The tissue-equivalent liquids must be within the following target dielectric parameter ranges for the frequency band under test: relative permittivity (er) of 35-55 and conductivity (s) of 0.8-2.0 S/m for head tissue, and er of 40-60 with s of 0.8-2.5 S/m for body tissue. The liquids must be validated before each test series by measuring the complex permittivity using a dielectric probe kit and vector network analyzer. Deviation from target values must be within +/- 5% for permittivity and +/- 10% for conductivity. The liquid depth must be at least 15 cm to eliminate reflections from the phantom bottom that could perturb the measured SAR distribution.
| Frequency (MHz) | Head er | Head s (S/m) | Body er | Body s (S/m) |
|---|---|---|---|---|
| 300 | 45.3 | 0.87 | 58.2 | 0.92 |
| 900 | 41.5 | 0.97 | 55.0 | 1.05 |
| 1800 | 40.0 | 1.40 | 53.3 | 1.52 |
| 2450 | 39.2 | 1.80 | 52.7 | 1.95 |
| 3500 | 38.0 | 2.40 | 51.0 | 2.70 |
| 5800 | 35.3 | 3.20 | 48.2 | 3.60 |
The measurement procedure involves mounting the device-under-test (DUT) precisely at the specified separation distance from the phantom surface using a low-permittivity spacer (typically 2 mm for body-worn devices). The DUT is operated at maximum conducted output power across all applicable wireless technologies and frequency bands. The system performs an area scan at a uniform spacing of typically 10-15 mm to locate the peak SAR region, followed by a finer-resolution zoom scan (approximately 5 mm spacing) around the peak. The zoom scan uses a 3D grid typically extending 30 mm into the phantom to determine the volume-average SAR over 1 g and 10 g of tissue mass. The compliance criterion is defined as 1.6 W/kg for 1 g average (as required by FCC in the US) or 2.0 W/kg for 10 g average (as per ICNIRP guidelines adopted in most of the world including EU, China, Japan, and Australia).
Uncertainty analysis is a fundamental requirement of IEC 62209-2. The standard mandates that the expanded measurement uncertainty (k=2, 95% confidence level) be evaluated and reported for each SAR measurement system. The combined uncertainty budget must include contributions from probe calibration (typically 5-7%), probe positioning (2-4%), liquid dielectric property tolerances (3-5%), measurement system linearity and isotropy (3-5%), DUT positioning repeatability (3-6%), and phantom shell effects (2-4%). The total expanded uncertainty should be below 25% for a valid measurement, with state-of-the-art systems achieving 18-22%. If the measured SAR exceeds the regulatory limit when accounting for measurement uncertainty, the device fails the compliance assessment.

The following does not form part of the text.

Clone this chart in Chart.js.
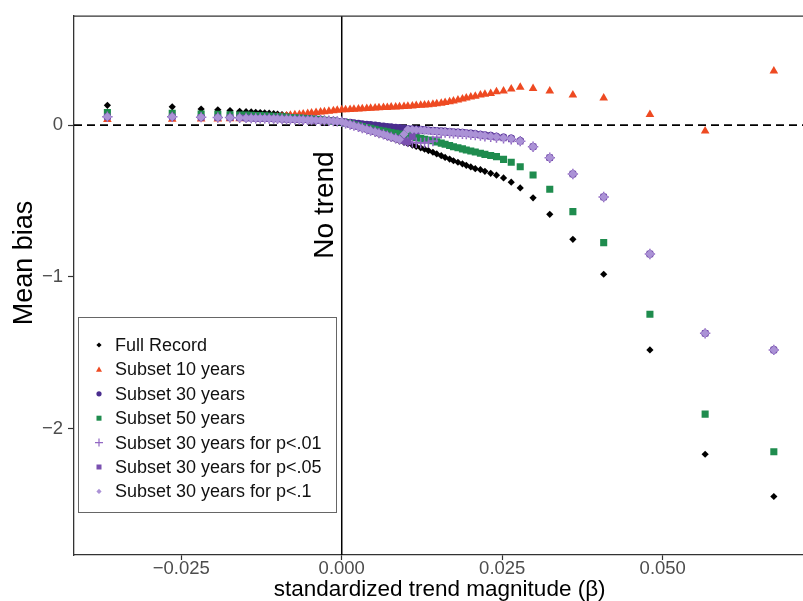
<!DOCTYPE html>
<html>
<head>
<meta charset="utf-8">
<title>Mean bias vs standardized trend magnitude</title>
<script src="https://cdn.jsdelivr.net/npm/chart.js@4.4.1/dist/chart.umd.min.js"></script>
<style>
  html, body { margin: 0; padding: 0; background: #fff; overflow: hidden; }
  #wrap { position: relative; width: 812px; height: 601px; }
</style>
</head>
<body>
<div id="wrap"><canvas id="biasChart"></canvas></div>
<script>
// x values (standardized trend magnitude) shared by all series
const betas = [
    -0.0365, -0.0264, -0.0219, -0.0193, -0.0174, -0.0159, -0.0149, -0.0141, -0.0134, -0.0127, -0.0120, -0.0113,
    -0.0106, -0.0100, -0.0093, -0.0086, -0.0080, -0.0073, -0.0066, -0.0060, -0.0053, -0.0047, -0.0040, -0.0033,
    -0.0027, -0.0020, -0.0013, -0.0007, 0.0000,
    0.0006, 0.0013, 0.0019, 0.0026, 0.0032, 0.0039, 0.0045, 0.0052, 0.0058, 0.0065, 0.0071, 0.0077, 0.0084,
    0.0090, 0.0097, 0.0103, 0.0110, 0.0116, 0.0123, 0.0129, 0.0135, 0.0142, 0.0148, 0.0155, 0.0161, 0.0168,
    0.0174, 0.0181, 0.0188, 0.0194, 0.0201, 0.0208, 0.0216, 0.0223, 0.0232, 0.0241, 0.0252, 0.0264, 0.0278,
    0.0298, 0.0324, 0.0360, 0.0408, 0.0480, 0.0566, 0.0673
];

const fullRecord = [
    0.13, 0.12, 0.105, 0.10, 0.095, 0.09, 0.088, 0.086, 0.084, 0.082, 0.08, 0.078,
    0.075, 0.072, 0.069, 0.066, 0.063, 0.06, 0.057, 0.054, 0.051, 0.048, 0.045, 0.042, 0.038, 0.034, 0.03, 0.025, 0.02,
    0.011, 0.002, -0.007, -0.016, -0.024, -0.033, -0.043, -0.051, -0.06, -0.069, -0.078, -0.087, -0.096,
    -0.105, -0.114, -0.123, -0.132, -0.141, -0.15, -0.159, -0.168, -0.179, -0.19, -0.202, -0.213, -0.224,
    -0.235, -0.245, -0.255, -0.265, -0.276, -0.287, -0.294, -0.305, -0.318, -0.33, -0.348, -0.376, -0.414,
    -0.479, -0.588, -0.752, -0.982, -1.48, -2.167, -2.445
];

const subset10 = [
    0.037, 0.038, 0.039, 0.04, 0.041, 0.042, 0.043, 0.044, 0.045, 0.046, 0.047, 0.048,
    0.05, 0.053, 0.056, 0.06, 0.064, 0.067, 0.07, 0.073, 0.076, 0.079, 0.082, 0.085, 0.088, 0.091, 0.094, 0.097, 0.1,
    0.101, 0.103, 0.104, 0.106, 0.107, 0.109, 0.11, 0.112, 0.113, 0.115, 0.116, 0.118, 0.119,
    0.121, 0.122, 0.124, 0.126, 0.128, 0.13, 0.132, 0.134, 0.137, 0.14, 0.144, 0.148, 0.153,
    0.158, 0.164, 0.171, 0.178, 0.184, 0.189, 0.197, 0.202, 0.208, 0.219, 0.224, 0.237, 0.248,
    0.241, 0.224, 0.197, 0.178, 0.07, -0.039, 0.355
];

const subset30 = [
    0.055, 0.054, 0.052, 0.05, 0.049, 0.048, 0.047, 0.046, 0.045, 0.045, 0.044, 0.043,
    0.042, 0.041, 0.04, 0.039, 0.038, 0.037, 0.036, 0.035, 0.034, 0.033, 0.032, 0.031, 0.03, 0.028, 0.026, 0.024, 0.022,
    0.019, 0.016, 0.013, 0.01, 0.007, 0.004, 0.001, -0.002, -0.005, -0.008, -0.011, -0.014, -0.016,
    -0.019, -0.022, -0.024, -0.026, -0.028, -0.03, -0.032, -0.034, -0.036, -0.038, -0.04, -0.042, -0.044,
    -0.046, -0.048, -0.05, -0.052, -0.055, -0.058, -0.062, -0.066, -0.07, -0.075, -0.081, -0.088, -0.103,
    -0.143, -0.215, -0.322, -0.474, -0.849, -1.371, -1.48
];

const subset50 = [
    0.083, 0.078, 0.072, 0.07, 0.068, 0.066, 0.065, 0.064, 0.063, 0.062, 0.061, 0.06,
    0.058, 0.056, 0.054, 0.052, 0.05, 0.048, 0.046, 0.044, 0.042, 0.04, 0.038, 0.035, 0.032, 0.029, 0.026, 0.023, 0.02,
    0.014, 0.008, 0.002, -0.004, -0.01, -0.016, -0.022, -0.028, -0.034, -0.039, -0.044, -0.05, -0.055,
    -0.06, -0.066, -0.071, -0.077, -0.082, -0.087, -0.093, -0.098, -0.104, -0.111, -0.119, -0.127, -0.135,
    -0.143, -0.149, -0.157, -0.164, -0.171, -0.178, -0.186, -0.193, -0.2, -0.208, -0.226, -0.245, -0.274,
    -0.329, -0.423, -0.57, -0.774, -1.245, -1.903, -2.151
];

const subset30p01 = [
    0.055, 0.054, 0.052, 0.05, 0.049, 0.048, 0.047, 0.046, 0.045, 0.045, 0.044, 0.043,
    0.042, 0.041, 0.04, 0.039, 0.038, 0.037, 0.036, 0.035, 0.034, 0.033, 0.032, 0.031, 0.03, 0.028, 0.026, 0.024, 0.022,
    0.012, 0.004, -0.004, -0.012, -0.02, -0.028, -0.037, -0.045, -0.053, -0.061, -0.07, -0.078, -0.087,
    -0.096, -0.104, -0.11, -0.114, -0.117, -0.118, -0.117, -0.114, -0.105, -0.08, -0.055, -0.05, -0.052,
    -0.054, -0.056, -0.058, -0.06, -0.063, -0.066, -0.07, -0.074, -0.078, -0.082, -0.088, -0.094, -0.106,
    -0.143, -0.215, -0.322, -0.474, -0.849, -1.371, -1.48
];

const subset30p05 = [
    0.055, 0.054, 0.052, 0.05, 0.049, 0.048, 0.047, 0.046, 0.045, 0.045, 0.044, 0.043,
    0.042, 0.041, 0.04, 0.039, 0.038, 0.037, 0.036, 0.035, 0.034, 0.033, 0.032, 0.031, 0.03, 0.028, 0.026, 0.024, 0.022,
    0.012, 0.004, -0.004, -0.012, -0.02, -0.028, -0.037, -0.045, -0.053, -0.061, -0.07, -0.078, -0.087,
    -0.096, -0.104, -0.112, -0.075, -0.04, -0.036, -0.038, -0.04, -0.042, -0.044, -0.046, -0.048, -0.05,
    -0.052, -0.054, -0.056, -0.058, -0.061, -0.064, -0.068, -0.072, -0.076, -0.08, -0.086, -0.092, -0.106,
    -0.143, -0.215, -0.322, -0.474, -0.849, -1.371, -1.48
];

const subset30p1 = [
    0.055, 0.054, 0.052, 0.05, 0.049, 0.048, 0.047, 0.046, 0.045, 0.045, 0.044, 0.043,
    0.042, 0.041, 0.04, 0.039, 0.038, 0.037, 0.036, 0.035, 0.034, 0.033, 0.032, 0.031, 0.03, 0.028, 0.026, 0.024, 0.022,
    0.012, 0.004, -0.004, -0.012, -0.02, -0.028, -0.037, -0.045, -0.053, -0.061, -0.07, -0.078, -0.087,
    -0.096, -0.06, -0.028, -0.03, -0.032, -0.034, -0.036, -0.038, -0.04, -0.042, -0.044, -0.046, -0.048,
    -0.05, -0.052, -0.054, -0.056, -0.059, -0.062, -0.066, -0.07, -0.074, -0.078, -0.084, -0.09, -0.106,
    -0.143, -0.215, -0.322, -0.474, -0.849, -1.371, -1.48
];

const seriesNames = [
    'Full Record', 'Subset 10 years', 'Subset 30 years', 'Subset 50 years',
    'Subset 30 years for p<.01', 'Subset 30 years for p<.05', 'Subset 30 years for p<.1'
];
const xTicks = [-0.025, 0, 0.025, 0.05];
const yTicks = [-2, -1, 0];

// marker look per series (same order as seriesNames)
const markers = [
    { color: '#000000', style: 'rectRot', radius: 3.6 },
    { color: '#ee4a22', style: 'triangle', radius: 5 },
    { color: '#4a2d8e', style: 'circle', radius: 3.8 },
    { color: '#1f8c4e', style: 'rect', radius: 5 },
    { color: '#9268c3', style: 'cross', radius: 5.2 },
    { color: '#7a50b0', style: 'rect', radius: 4.6 },
    { color: '#ab92d6', style: 'rectRot', radius: 4.4 }
];
const allValues = [fullRecord, subset10, subset30, subset50, subset30p01, subset30p05, subset30p1];

const FONT = '"Liberation Sans", Arial, Helvetica, sans-serif';

const datasets = allValues.map((vals, i) => ({
    label: seriesNames[i],
    data: betas.map((b, j) => ({ x: b, y: vals[j] })),
    pointStyle: markers[i].style,
    pointRadius: markers[i].radius,
    backgroundColor: markers[i].color,
    borderColor: markers[i].color,
    borderWidth: markers[i].style === 'cross' ? 1.5 : 0,
    order: allValues.length - 1 - i
}));

const minusSign = v => (v < 0 ? '\u2212' : '');

// zero lines and top frame
const refLines = {
    id: 'refLines',
    beforeDatasetsDraw(chart) {
        const { ctx, chartArea: a, scales: { x, y } } = chart;
        ctx.save();
        const y0 = y.getPixelForValue(0);
        ctx.strokeStyle = '#000';
        ctx.lineWidth = 1.7;
        ctx.setLineDash([8, 5]);
        ctx.beginPath();
        ctx.moveTo(a.left, y0);
        ctx.lineTo(a.right, y0);
        ctx.stroke();
        ctx.setLineDash([]);
        const x0 = x.getPixelForValue(0);
        ctx.lineWidth = 1.5;
        ctx.beginPath();
        ctx.moveTo(x0, a.top);
        ctx.lineTo(x0, a.bottom);
        ctx.stroke();
        ctx.strokeStyle = '#333';
        ctx.lineWidth = 1.3;
        ctx.beginPath();
        ctx.moveTo(a.left, a.top);
        ctx.lineTo(a.right, a.top);
        ctx.stroke();
        ctx.restore();
    }
};

function drawMarker(ctx, style, color, x, y, r) {
    ctx.fillStyle = color;
    ctx.strokeStyle = color;
    ctx.beginPath();
    if (style === 'circle') {
        ctx.arc(x, y, r, 0, Math.PI * 2);
        ctx.fill();
    } else if (style === 'rect') {
        ctx.fillRect(x - r, y - r, 2 * r, 2 * r);
    } else if (style === 'rectRot') {
        ctx.moveTo(x, y - r); ctx.lineTo(x + r, y); ctx.lineTo(x, y + r); ctx.lineTo(x - r, y);
        ctx.closePath();
        ctx.fill();
    } else if (style === 'triangle') {
        ctx.moveTo(x, y - r); ctx.lineTo(x + r, y + r * 0.8); ctx.lineTo(x - r, y + r * 0.8);
        ctx.closePath();
        ctx.fill();
    } else if (style === 'cross') {
        ctx.lineWidth = 1.2;
        ctx.moveTo(x - r, y); ctx.lineTo(x + r, y);
        ctx.moveTo(x, y - r); ctx.lineTo(x, y + r);
        ctx.stroke();
    }
}

// boxed legend, labels and the "No trend" note
const annotations = {
    id: 'annotations',
    afterDraw(chart) {
        const { ctx, scales: { x } } = chart;
        ctx.save();

        // legend
        const bx = 78, by = 317, bw = 258, bh = 195;
        ctx.fillStyle = '#fff';
        ctx.fillRect(bx, by, bw, bh);
        ctx.strokeStyle = '#666';
        ctx.lineWidth = 1;
        ctx.strokeRect(bx + 0.5, by + 0.5, bw, bh);
        const sizes = [2.6, 3, 2.6, 2.5, 4, 2.5, 2.6];
        seriesNames.forEach((name, i) => {
            const ry = 345 + i * 24.4;
            drawMarker(ctx, markers[i].style, markers[i].color, 99, ry, sizes[i]);
            ctx.fillStyle = '#111';
            ctx.font = '18px ' + FONT;
            ctx.textAlign = 'left';
            ctx.textBaseline = 'middle';
            ctx.fillText(name, 115, ry + 1);
        });

        // "No trend" beside the zero line
        const x0 = x.getPixelForValue(0);
        ctx.fillStyle = '#000';
        ctx.font = '28px ' + FONT;
        ctx.textAlign = 'center';
        ctx.textBaseline = 'middle';
        ctx.translate(x0 - 16, 205);
        ctx.rotate(-Math.PI / 2);
        ctx.fillText('No trend', 0, 0);
        ctx.restore();

        // y axis title
        ctx.save();
        ctx.fillStyle = '#000';
        ctx.font = '27px ' + FONT;
        ctx.textAlign = 'center';
        ctx.textBaseline = 'middle';
        ctx.translate(25, 263);
        ctx.rotate(-Math.PI / 2);
        ctx.fillText('Mean bias', 0, 0);
        ctx.restore();
    }
};

new Chart(document.getElementById('biasChart'), {
    type: 'scatter',
    data: { datasets },
    options: {
        responsive: true,
        maintainAspectRatio: false,
        animation: false,
        events: [],
        layout: { padding: { left: 0, top: 16, right: 0, bottom: 0 } },
        plugins: { legend: { display: false }, tooltip: { enabled: false } },
        scales: {
            x: {
                type: 'linear',
                min: -0.0417,
                max: 0.0722,
                afterBuildTicks: s => { s.ticks = xTicks.map(v => ({ value: v })); },
                afterFit: s => { s.height = 46; },
                grid: { drawOnChartArea: false, drawTicks: true, tickLength: 5, tickColor: '#333', tickWidth: 1.2 },
                border: { display: true, color: '#333', width: 1.3 },
                ticks: {
                    color: '#4d4d4d',
                    font: { family: FONT, size: 18.5 },
                    padding: -2,
                    maxRotation: 0,
                    callback: v => minusSign(v) + Math.abs(v).toFixed(3)
                },
                title: {
                    display: true,
                    text: 'standardized trend magnitude (\u03b2)',
                    color: '#000',
                    font: { family: FONT, size: 22.5, lineHeight: 1 },
                    padding: 0
                }
            },
            y: {
                type: 'linear',
                min: -2.83,
                max: 0.717,
                afterBuildTicks: s => { s.ticks = yTicks.map(v => ({ value: v })); },
                afterFit: s => { s.width = 74; },
                grid: { drawOnChartArea: false, drawTicks: true, tickLength: 6, tickColor: '#333', tickWidth: 1.2 },
                border: { display: true, color: '#333', width: 1.3 },
                ticks: {
                    color: '#4d4d4d',
                    font: { family: FONT, size: 18.5 },
                    padding: 5,
                    callback: v => minusSign(v) + Math.abs(v)
                }
            }
        }
    },
    plugins: [refLines, annotations]
});
</script>
</body>
</html>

From a product design perspective, SAR compliance involves multiple interacting engineering disciplines. Antenna design choices fundamentally determine SAR performance: planar inverted-F antennas (PIFA), loop antennas, and patch antennas each exhibit distinct near-field coupling characteristics with the human body. For body-worn devices, the antenna should ideally be positioned on the side of the device facing away from the body, a design strategy known as “body-opposite antenna placement.” The ground plane size and shape also significantly affect SAR — a larger ground plane can reduce SAR by distributing the RF currents over a wider area, but this must be balanced against mechanical constraints and industrial design requirements.
| Device Type | Wireless Technology | Typical SAR (1 g, W/kg) | Limit |
|---|---|---|---|
| Smartphone (head) | LTE Band 4 (1740 MHz) | 0.8-1.5 | 1.6 |
| Smartphone (body) | LTE Band 4 (1740 MHz) | 0.6-1.4 | 1.6 |
| Smartphone (body) | 5G NR n78 (3500 MHz) | 0.5-1.2 | 1.6 |
| Tablet (body, 5 mm gap) | Wi-Fi 2.4 GHz | 0.4-0.9 | 1.6 |
| Smartwatch | Bluetooth 2.4 GHz | 0.1-0.3 | 1.6 |
| Two-way radio (face) | UHF 460 MHz | 0.5-2.5 | 1.6 |
| Laptop (Wi-Fi, body) | Wi-Fi 5 GHz | 0.2-0.8 | 1.6 |
Power management strategies are increasingly important for SAR compliance in multi-radio devices. The standard allows simultaneous transmission SAR evaluation for devices operating multiple radios simultaneously (e.g., LTE + Wi-Fi + Bluetooth). The combined SAR must be evaluated per the multi-transmitter assessment procedures, with the total SAR not exceeding the regulatory limit. Manufacturers implement SAR-based power back-off algorithms that detect body proximity (using capacitive or infrared sensors) and reduce transmitter power accordingly, a technique now widely used in modern smartphones to simultaneously maintain high radiated performance in free space while ensuring SAR compliance in body-contact scenarios.
Finally, the test lab environment must maintain stringent quality controls. System validation checks using reference dipoles must be performed at least every 12 months (preferably every 6 months for high-throughput laboratories), and the system must demonstrate that the measured SAR at the reference dipole calibration point is within +/- 10% of the certified value. Daily system checks (less comprehensive than full validation but sufficient to verify drift-free operation) are also recommended to ensure day-to-day measurement consistency.